- **Information shown**
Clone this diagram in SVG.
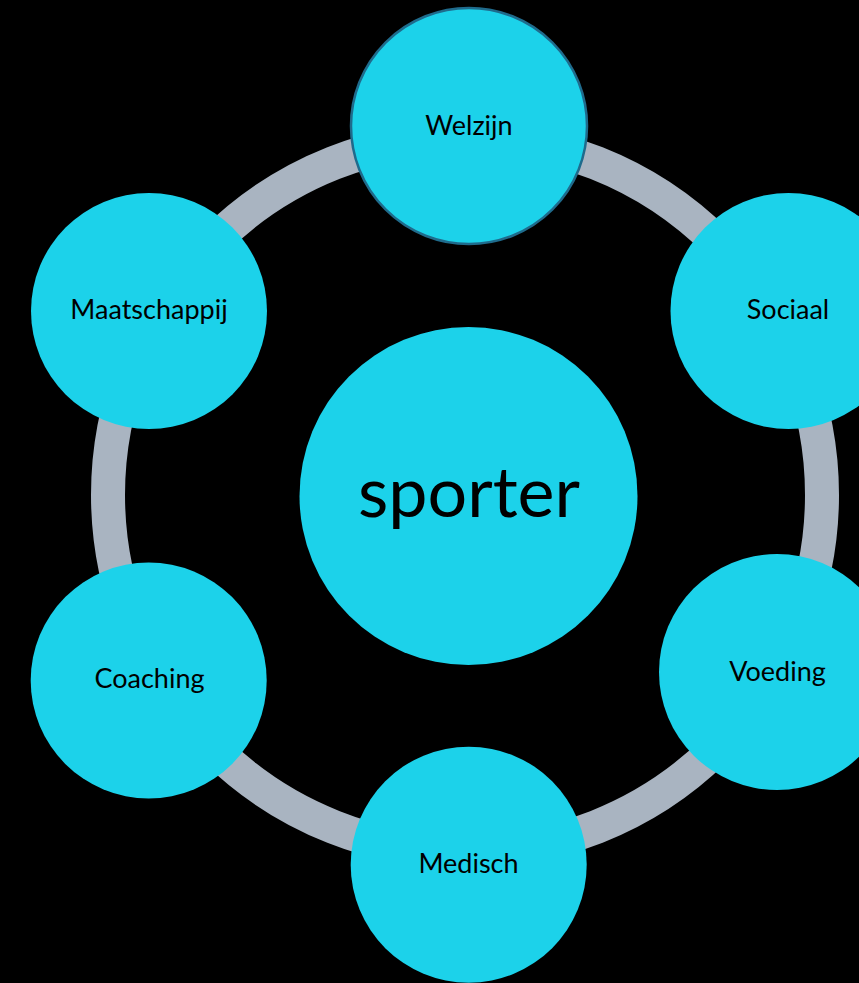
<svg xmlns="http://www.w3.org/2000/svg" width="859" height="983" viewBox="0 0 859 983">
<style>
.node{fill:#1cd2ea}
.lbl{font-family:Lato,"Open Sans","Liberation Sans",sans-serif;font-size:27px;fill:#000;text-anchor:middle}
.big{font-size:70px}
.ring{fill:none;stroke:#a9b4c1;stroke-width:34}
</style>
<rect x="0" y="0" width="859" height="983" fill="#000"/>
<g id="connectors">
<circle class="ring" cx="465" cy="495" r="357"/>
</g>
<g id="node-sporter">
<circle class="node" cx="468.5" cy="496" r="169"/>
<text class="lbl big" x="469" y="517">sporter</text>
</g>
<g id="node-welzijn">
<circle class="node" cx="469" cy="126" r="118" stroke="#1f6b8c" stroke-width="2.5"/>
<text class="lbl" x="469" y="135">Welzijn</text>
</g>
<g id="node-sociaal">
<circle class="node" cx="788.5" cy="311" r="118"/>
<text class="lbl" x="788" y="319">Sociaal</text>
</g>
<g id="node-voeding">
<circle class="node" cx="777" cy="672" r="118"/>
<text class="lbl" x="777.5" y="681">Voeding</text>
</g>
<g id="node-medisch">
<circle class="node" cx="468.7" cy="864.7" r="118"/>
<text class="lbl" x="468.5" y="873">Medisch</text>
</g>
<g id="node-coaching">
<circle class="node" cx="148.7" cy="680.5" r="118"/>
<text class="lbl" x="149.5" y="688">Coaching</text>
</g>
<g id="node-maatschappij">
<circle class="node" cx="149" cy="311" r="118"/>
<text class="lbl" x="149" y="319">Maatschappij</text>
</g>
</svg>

- **Short exercise**
All of the data above should be transcribed verbatim, with pictures omitted.

- **Solution for this task**
Clone this diagram in SVG.
<svg xmlns="http://www.w3.org/2000/svg" width="859" height="983" viewBox="0 0 859 983">
<style>
.node{fill:#1cd2ea}
.lbl{font-family:Lato,"Open Sans","Liberation Sans",sans-serif;font-size:27px;fill:#000;text-anchor:middle}
.big{font-size:70px}
.ring{fill:none;stroke:#a9b4c1;stroke-width:34}
</style>
<rect x="0" y="0" width="859" height="983" fill="#000"/>
<g id="connectors">
<circle class="ring" cx="465" cy="495" r="357"/>
</g>
<g id="node-sporter">
<circle class="node" cx="468.5" cy="496" r="169"/>
<text class="lbl big" x="469" y="517">sporter</text>
</g>
<g id="node-welzijn">
<circle class="node" cx="469" cy="126" r="118" stroke="#1f6b8c" stroke-width="2.5"/>
<text class="lbl" x="469" y="135">Welzijn</text>
</g>
<g id="node-sociaal">
<circle class="node" cx="788.5" cy="311" r="118"/>
<text class="lbl" x="788" y="319">Sociaal</text>
</g>
<g id="node-voeding">
<circle class="node" cx="777" cy="672" r="118"/>
<text class="lbl" x="777.5" y="681">Voeding</text>
</g>
<g id="node-medisch">
<circle class="node" cx="468.7" cy="864.7" r="118"/>
<text class="lbl" x="468.5" y="873">Medisch</text>
</g>
<g id="node-coaching">
<circle class="node" cx="148.7" cy="680.5" r="118"/>
<text class="lbl" x="149.5" y="688">Coaching</text>
</g>
<g id="node-maatschappij">
<circle class="node" cx="149" cy="311" r="118"/>
<text class="lbl" x="149" y="319">Maatschappij</text>
</g>
</svg>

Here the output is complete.